The number of shares of our common stock that may be issued pursuant to the Plan may not exceed in the aggregate 1,000,000 shares. As of March 31, 2015, approximately 771,000 shares of common stock were available for issuance under the Plan, subject to the limitations imposed by our Corporate Governance Guidelines. Shares of common stock may be available from authorized but unissued shares, shares reacquired by us or shares that we purchase in the open market.
Compensation expense for share-based compensation is recorded in the non-regulated segment and included in operation and maintenance expense in the Condensed Consolidated Statements of Income based on the fair value of the awards at the grant date and is amortized over the requisite service period. Fair value is the closing price of our common shares at the grant date. The grant date is the date at which our commitment to issue the share-based awards arises, which is generally when the award is approved and the terms of the awards are communicated to the employee or director. We initially recognize expense for our performance shares when it is probable that any stipulated performance criteria will be met. For the three months ended March 31, 2015 and 2014, share-based compensation expense was $210,000 and $200,000, respectively. For the nine months ended March 31, 2015 and 2014, share-based compensation was $1,035,000 and $912,000, respectively.

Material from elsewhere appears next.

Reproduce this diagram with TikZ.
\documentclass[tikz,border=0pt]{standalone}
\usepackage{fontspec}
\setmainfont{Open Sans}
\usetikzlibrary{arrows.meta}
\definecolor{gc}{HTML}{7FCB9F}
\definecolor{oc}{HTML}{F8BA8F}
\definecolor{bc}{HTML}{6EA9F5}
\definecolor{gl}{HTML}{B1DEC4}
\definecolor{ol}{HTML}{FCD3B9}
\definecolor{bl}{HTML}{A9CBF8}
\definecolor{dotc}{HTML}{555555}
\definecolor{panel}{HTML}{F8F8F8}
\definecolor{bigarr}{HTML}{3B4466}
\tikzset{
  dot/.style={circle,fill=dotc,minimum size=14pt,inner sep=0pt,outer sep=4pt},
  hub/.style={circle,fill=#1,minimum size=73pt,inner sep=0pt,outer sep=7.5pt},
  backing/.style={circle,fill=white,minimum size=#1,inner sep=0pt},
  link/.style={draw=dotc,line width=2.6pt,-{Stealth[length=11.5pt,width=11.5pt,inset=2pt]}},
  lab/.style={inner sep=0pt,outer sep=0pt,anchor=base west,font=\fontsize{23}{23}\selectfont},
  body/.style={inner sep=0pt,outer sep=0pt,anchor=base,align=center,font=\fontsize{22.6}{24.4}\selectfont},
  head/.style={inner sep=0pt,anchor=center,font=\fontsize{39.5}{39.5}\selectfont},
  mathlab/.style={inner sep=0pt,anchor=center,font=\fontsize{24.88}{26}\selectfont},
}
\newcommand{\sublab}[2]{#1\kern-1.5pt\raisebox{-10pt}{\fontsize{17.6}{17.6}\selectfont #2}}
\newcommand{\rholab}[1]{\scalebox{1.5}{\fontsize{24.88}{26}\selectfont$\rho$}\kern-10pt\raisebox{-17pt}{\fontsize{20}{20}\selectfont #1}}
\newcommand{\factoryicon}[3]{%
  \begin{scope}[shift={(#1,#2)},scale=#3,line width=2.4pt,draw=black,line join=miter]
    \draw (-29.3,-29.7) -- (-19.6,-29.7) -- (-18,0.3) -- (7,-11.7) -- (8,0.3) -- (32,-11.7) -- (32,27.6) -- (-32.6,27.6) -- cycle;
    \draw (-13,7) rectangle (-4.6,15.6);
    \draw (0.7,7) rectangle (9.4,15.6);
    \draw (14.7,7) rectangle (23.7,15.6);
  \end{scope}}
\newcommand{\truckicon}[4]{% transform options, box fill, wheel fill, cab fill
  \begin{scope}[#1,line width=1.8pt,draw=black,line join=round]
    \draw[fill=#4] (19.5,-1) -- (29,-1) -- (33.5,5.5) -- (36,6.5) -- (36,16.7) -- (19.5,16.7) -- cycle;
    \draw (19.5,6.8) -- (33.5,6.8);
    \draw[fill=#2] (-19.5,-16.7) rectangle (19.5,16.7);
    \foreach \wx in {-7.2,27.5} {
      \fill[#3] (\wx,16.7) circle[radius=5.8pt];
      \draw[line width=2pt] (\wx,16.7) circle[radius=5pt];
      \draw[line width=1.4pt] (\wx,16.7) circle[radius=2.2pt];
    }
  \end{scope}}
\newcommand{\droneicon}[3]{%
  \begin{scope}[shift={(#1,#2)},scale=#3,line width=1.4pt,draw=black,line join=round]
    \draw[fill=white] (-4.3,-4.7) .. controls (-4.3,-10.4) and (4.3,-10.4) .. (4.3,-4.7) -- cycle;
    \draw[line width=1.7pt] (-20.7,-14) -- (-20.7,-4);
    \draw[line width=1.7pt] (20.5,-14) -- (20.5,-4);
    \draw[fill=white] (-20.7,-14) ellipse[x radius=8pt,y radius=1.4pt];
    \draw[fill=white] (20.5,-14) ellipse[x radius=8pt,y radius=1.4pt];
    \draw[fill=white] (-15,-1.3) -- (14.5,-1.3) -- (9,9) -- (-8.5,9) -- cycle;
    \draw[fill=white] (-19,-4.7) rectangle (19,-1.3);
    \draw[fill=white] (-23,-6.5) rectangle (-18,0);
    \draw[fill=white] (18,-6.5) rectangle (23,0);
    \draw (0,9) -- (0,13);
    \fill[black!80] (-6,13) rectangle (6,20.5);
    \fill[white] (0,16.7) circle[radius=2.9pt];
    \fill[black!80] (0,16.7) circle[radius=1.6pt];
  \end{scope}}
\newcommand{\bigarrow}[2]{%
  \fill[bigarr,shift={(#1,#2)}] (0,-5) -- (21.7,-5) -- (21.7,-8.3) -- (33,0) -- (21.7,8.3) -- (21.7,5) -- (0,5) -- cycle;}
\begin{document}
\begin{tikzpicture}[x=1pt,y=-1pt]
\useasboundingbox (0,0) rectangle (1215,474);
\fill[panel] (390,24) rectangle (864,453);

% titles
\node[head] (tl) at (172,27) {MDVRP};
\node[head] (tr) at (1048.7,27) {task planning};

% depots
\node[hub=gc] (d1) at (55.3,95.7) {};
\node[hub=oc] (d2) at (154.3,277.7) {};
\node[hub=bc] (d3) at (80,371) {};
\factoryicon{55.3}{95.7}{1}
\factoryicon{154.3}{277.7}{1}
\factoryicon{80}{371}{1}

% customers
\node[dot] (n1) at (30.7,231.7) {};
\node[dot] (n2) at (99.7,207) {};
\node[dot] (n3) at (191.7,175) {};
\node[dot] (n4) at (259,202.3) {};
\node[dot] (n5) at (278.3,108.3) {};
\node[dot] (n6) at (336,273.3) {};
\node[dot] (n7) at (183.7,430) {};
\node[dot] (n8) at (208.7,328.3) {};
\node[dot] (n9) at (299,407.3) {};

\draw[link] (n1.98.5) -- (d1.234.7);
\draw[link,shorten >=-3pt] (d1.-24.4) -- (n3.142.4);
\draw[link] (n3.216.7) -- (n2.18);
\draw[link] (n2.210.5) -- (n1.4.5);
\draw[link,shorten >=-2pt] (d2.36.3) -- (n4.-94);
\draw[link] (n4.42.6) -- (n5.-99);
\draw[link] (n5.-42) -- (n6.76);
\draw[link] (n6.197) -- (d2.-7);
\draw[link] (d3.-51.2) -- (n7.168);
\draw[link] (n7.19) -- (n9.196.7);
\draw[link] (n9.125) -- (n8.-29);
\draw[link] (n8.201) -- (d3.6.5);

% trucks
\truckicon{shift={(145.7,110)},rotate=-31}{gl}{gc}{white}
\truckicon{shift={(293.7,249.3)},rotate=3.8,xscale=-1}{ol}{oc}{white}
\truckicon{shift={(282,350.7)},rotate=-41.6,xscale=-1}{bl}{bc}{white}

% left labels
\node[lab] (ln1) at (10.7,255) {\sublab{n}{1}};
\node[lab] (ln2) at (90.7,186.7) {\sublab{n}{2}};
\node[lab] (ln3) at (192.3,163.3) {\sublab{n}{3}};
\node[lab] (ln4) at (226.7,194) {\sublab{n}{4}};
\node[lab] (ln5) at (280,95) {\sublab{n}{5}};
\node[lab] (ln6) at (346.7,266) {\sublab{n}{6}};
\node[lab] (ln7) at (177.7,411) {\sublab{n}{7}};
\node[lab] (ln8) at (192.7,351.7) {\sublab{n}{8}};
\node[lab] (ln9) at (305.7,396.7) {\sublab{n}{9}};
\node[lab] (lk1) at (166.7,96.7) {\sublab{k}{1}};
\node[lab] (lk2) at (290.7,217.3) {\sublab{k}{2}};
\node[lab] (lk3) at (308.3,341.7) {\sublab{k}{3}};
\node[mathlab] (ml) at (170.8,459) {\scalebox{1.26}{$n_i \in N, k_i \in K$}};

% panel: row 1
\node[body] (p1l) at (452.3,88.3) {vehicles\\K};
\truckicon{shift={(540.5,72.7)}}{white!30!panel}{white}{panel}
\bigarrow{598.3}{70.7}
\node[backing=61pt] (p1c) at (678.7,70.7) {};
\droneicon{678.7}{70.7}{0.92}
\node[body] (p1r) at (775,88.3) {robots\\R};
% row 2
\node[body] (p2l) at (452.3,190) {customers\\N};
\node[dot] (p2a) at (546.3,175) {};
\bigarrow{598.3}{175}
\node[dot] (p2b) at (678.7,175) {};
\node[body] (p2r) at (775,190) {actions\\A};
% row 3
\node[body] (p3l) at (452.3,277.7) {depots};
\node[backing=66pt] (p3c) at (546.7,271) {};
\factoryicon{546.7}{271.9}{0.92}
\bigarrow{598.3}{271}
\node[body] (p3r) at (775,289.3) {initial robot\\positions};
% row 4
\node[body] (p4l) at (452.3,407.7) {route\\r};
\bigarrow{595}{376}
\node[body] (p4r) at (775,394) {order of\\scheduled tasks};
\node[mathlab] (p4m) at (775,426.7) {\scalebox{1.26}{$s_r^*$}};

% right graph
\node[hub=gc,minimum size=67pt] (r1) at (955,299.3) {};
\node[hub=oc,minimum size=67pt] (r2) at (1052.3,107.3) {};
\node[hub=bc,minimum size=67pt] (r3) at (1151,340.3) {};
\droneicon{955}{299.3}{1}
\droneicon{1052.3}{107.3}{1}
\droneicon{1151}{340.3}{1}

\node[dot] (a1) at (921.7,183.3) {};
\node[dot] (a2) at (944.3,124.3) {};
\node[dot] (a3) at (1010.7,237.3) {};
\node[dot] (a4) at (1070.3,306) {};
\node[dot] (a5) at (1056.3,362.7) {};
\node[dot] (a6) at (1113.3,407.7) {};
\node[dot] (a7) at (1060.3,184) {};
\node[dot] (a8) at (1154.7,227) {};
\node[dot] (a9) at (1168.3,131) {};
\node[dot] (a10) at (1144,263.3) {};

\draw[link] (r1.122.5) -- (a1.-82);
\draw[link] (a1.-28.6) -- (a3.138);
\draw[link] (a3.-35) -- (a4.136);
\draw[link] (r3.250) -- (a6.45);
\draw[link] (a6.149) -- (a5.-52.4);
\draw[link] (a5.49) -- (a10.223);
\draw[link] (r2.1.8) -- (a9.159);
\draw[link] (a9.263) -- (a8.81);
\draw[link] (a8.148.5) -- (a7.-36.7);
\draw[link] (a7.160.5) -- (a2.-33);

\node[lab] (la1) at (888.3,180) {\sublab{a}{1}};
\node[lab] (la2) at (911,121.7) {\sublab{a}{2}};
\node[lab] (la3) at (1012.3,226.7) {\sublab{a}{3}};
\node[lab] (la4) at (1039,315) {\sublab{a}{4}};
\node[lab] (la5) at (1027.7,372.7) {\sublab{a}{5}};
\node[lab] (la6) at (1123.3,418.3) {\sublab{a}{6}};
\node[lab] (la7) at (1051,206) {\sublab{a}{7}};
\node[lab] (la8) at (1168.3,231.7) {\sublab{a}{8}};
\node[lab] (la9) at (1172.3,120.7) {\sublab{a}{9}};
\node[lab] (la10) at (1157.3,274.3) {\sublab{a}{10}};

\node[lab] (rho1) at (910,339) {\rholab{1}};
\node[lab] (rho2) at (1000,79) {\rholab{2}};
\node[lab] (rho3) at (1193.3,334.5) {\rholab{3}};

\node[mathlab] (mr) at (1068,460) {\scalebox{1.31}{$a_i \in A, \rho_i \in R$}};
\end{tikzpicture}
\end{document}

For the nine months ended March 31, 2015 and 2014, excess tax benefits of $9,000 and $30,000, respectively, were recognized as an increase to premium on common shares on our Condensed Consolidated Balance Sheets, which decreased our taxes payable as the deduction for income tax purposes exceeds the compensation expense recognized for financial reporting purposes. These excess tax benefits can be utilized to offset tax deficiencies related to share-based compensation in subsequent periods.
Stock Awards
For the nine months ended March 31, 2015 and 2014, common stock was awarded to virtually all Delta employees and directors having grant date fair values of $443,000 (22,000 shares) and $350,000 (17,000 shares), respectively. The recipients vested in the awards shortly after the awards were granted, but during the time between the vesting dates and the grant dates the shares awarded were not transferable by the holders. Once the shares were vested, the shares received under the stock awards were immediately transferable.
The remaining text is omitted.